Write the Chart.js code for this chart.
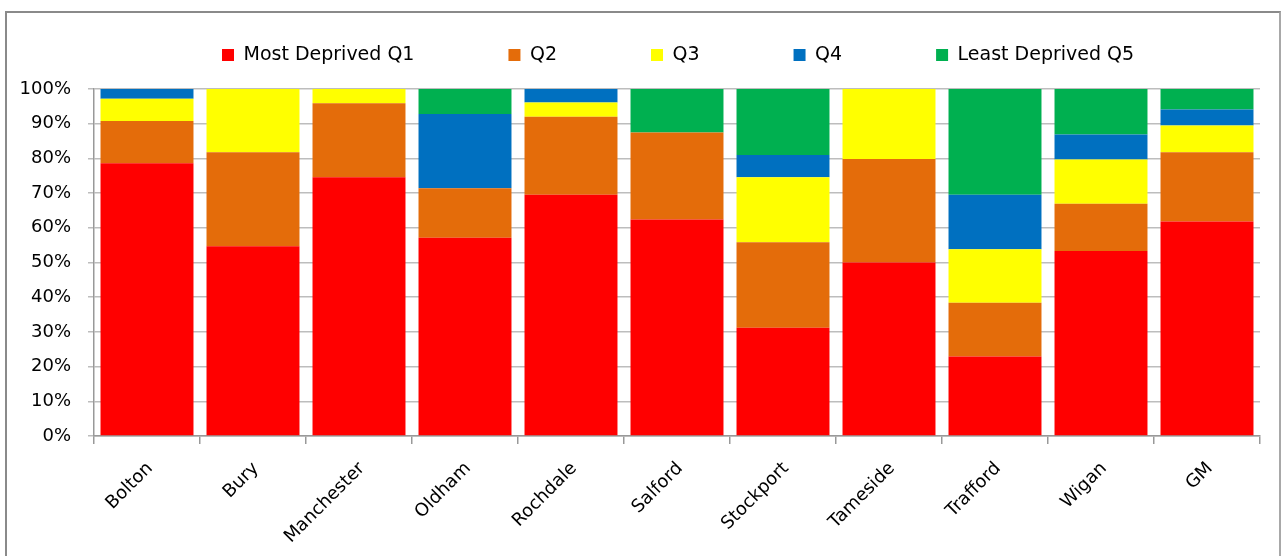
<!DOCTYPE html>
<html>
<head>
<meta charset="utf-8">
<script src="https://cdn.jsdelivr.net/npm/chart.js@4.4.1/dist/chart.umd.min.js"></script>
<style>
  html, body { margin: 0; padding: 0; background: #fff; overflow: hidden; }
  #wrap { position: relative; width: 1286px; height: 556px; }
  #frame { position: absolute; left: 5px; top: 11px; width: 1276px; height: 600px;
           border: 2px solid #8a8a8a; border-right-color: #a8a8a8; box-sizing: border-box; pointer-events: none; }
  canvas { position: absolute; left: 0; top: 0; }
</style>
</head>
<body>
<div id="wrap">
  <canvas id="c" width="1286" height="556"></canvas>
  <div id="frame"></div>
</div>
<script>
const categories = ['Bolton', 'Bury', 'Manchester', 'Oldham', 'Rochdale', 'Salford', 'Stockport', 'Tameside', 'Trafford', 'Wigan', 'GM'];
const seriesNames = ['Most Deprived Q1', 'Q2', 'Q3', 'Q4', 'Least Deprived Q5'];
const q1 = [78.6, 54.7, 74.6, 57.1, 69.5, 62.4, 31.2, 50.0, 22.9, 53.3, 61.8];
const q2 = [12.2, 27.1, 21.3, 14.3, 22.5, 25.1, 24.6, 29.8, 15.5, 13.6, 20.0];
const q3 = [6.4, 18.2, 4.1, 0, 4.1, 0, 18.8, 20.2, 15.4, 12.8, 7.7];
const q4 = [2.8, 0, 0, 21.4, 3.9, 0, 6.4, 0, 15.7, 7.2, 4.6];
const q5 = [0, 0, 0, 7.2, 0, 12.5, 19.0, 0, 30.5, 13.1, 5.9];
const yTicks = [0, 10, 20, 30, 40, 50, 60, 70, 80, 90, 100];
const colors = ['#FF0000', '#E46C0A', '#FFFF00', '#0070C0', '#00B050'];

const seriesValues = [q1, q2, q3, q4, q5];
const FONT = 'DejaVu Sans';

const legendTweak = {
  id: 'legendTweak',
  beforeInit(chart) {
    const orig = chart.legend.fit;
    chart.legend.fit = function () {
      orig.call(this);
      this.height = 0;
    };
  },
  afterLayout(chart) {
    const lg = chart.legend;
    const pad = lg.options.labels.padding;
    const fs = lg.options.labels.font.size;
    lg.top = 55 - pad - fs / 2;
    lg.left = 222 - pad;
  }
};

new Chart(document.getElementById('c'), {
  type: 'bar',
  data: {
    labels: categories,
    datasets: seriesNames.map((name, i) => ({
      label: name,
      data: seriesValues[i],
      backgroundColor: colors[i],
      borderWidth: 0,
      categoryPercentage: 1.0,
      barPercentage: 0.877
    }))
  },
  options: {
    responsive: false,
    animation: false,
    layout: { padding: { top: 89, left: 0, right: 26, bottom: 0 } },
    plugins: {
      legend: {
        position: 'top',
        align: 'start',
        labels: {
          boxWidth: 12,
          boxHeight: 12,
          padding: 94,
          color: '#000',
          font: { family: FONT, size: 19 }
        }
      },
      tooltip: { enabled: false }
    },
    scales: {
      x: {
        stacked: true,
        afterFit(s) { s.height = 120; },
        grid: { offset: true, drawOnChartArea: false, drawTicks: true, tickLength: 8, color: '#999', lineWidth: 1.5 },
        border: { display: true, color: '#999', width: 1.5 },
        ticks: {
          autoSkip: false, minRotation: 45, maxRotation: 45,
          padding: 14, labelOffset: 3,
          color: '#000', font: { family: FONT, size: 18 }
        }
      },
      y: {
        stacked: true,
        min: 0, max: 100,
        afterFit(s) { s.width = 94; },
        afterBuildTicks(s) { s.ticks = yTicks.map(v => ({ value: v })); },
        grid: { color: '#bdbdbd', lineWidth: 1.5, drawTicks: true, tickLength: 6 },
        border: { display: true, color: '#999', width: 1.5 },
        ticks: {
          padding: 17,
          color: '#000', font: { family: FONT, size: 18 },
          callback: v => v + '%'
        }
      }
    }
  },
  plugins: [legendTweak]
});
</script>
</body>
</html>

---+---

Work instructions
Are you able to set down all the lines above exactly, without any pictures?

Expected answer
Write the Chart.js code for this chart.
<!DOCTYPE html>
<html>
<head>
<meta charset="utf-8">
<script src="https://cdn.jsdelivr.net/npm/chart.js@4.4.1/dist/chart.umd.min.js"></script>
<style>
  html, body { margin: 0; padding: 0; background: #fff; overflow: hidden; }
  #wrap { position: relative; width: 1286px; height: 556px; }
  #frame { position: absolute; left: 5px; top: 11px; width: 1276px; height: 600px;
           border: 2px solid #8a8a8a; border-right-color: #a8a8a8; box-sizing: border-box; pointer-events: none; }
  canvas { position: absolute; left: 0; top: 0; }
</style>
</head>
<body>
<div id="wrap">
  <canvas id="c" width="1286" height="556"></canvas>
  <div id="frame"></div>
</div>
<script>
const categories = ['Bolton', 'Bury', 'Manchester', 'Oldham', 'Rochdale', 'Salford', 'Stockport', 'Tameside', 'Trafford', 'Wigan', 'GM'];
const seriesNames = ['Most Deprived Q1', 'Q2', 'Q3', 'Q4', 'Least Deprived Q5'];
const q1 = [78.6, 54.7, 74.6, 57.1, 69.5, 62.4, 31.2, 50.0, 22.9, 53.3, 61.8];
const q2 = [12.2, 27.1, 21.3, 14.3, 22.5, 25.1, 24.6, 29.8, 15.5, 13.6, 20.0];
const q3 = [6.4, 18.2, 4.1, 0, 4.1, 0, 18.8, 20.2, 15.4, 12.8, 7.7];
const q4 = [2.8, 0, 0, 21.4, 3.9, 0, 6.4, 0, 15.7, 7.2, 4.6];
const q5 = [0, 0, 0, 7.2, 0, 12.5, 19.0, 0, 30.5, 13.1, 5.9];
const yTicks = [0, 10, 20, 30, 40, 50, 60, 70, 80, 90, 100];
const colors = ['#FF0000', '#E46C0A', '#FFFF00', '#0070C0', '#00B050'];

const seriesValues = [q1, q2, q3, q4, q5];
const FONT = 'DejaVu Sans';

const legendTweak = {
  id: 'legendTweak',
  beforeInit(chart) {
    const orig = chart.legend.fit;
    chart.legend.fit = function () {
      orig.call(this);
      this.height = 0;
    };
  },
  afterLayout(chart) {
    const lg = chart.legend;
    const pad = lg.options.labels.padding;
    const fs = lg.options.labels.font.size;
    lg.top = 55 - pad - fs / 2;
    lg.left = 222 - pad;
  }
};

new Chart(document.getElementById('c'), {
  type: 'bar',
  data: {
    labels: categories,
    datasets: seriesNames.map((name, i) => ({
      label: name,
      data: seriesValues[i],
      backgroundColor: colors[i],
      borderWidth: 0,
      categoryPercentage: 1.0,
      barPercentage: 0.877
    }))
  },
  options: {
    responsive: false,
    animation: false,
    layout: { padding: { top: 89, left: 0, right: 26, bottom: 0 } },
    plugins: {
      legend: {
        position: 'top',
        align: 'start',
        labels: {
          boxWidth: 12,
          boxHeight: 12,
          padding: 94,
          color: '#000',
          font: { family: FONT, size: 19 }
        }
      },
      tooltip: { enabled: false }
    },
    scales: {
      x: {
        stacked: true,
        afterFit(s) { s.height = 120; },
        grid: { offset: true, drawOnChartArea: false, drawTicks: true, tickLength: 8, color: '#999', lineWidth: 1.5 },
        border: { display: true, color: '#999', width: 1.5 },
        ticks: {
          autoSkip: false, minRotation: 45, maxRotation: 45,
          padding: 14, labelOffset: 3,
          color: '#000', font: { family: FONT, size: 18 }
        }
      },
      y: {
        stacked: true,
        min: 0, max: 100,
        afterFit(s) { s.width = 94; },
        afterBuildTicks(s) { s.ticks = yTicks.map(v => ({ value: v })); },
        grid: { color: '#bdbdbd', lineWidth: 1.5, drawTicks: true, tickLength: 6 },
        border: { display: true, color: '#999', width: 1.5 },
        ticks: {
          padding: 17,
          color: '#000', font: { family: FONT, size: 18 },
          callback: v => v + '%'
        }
      }
    }
  },
  plugins: [legendTweak]
});
</script>
</body>
</html>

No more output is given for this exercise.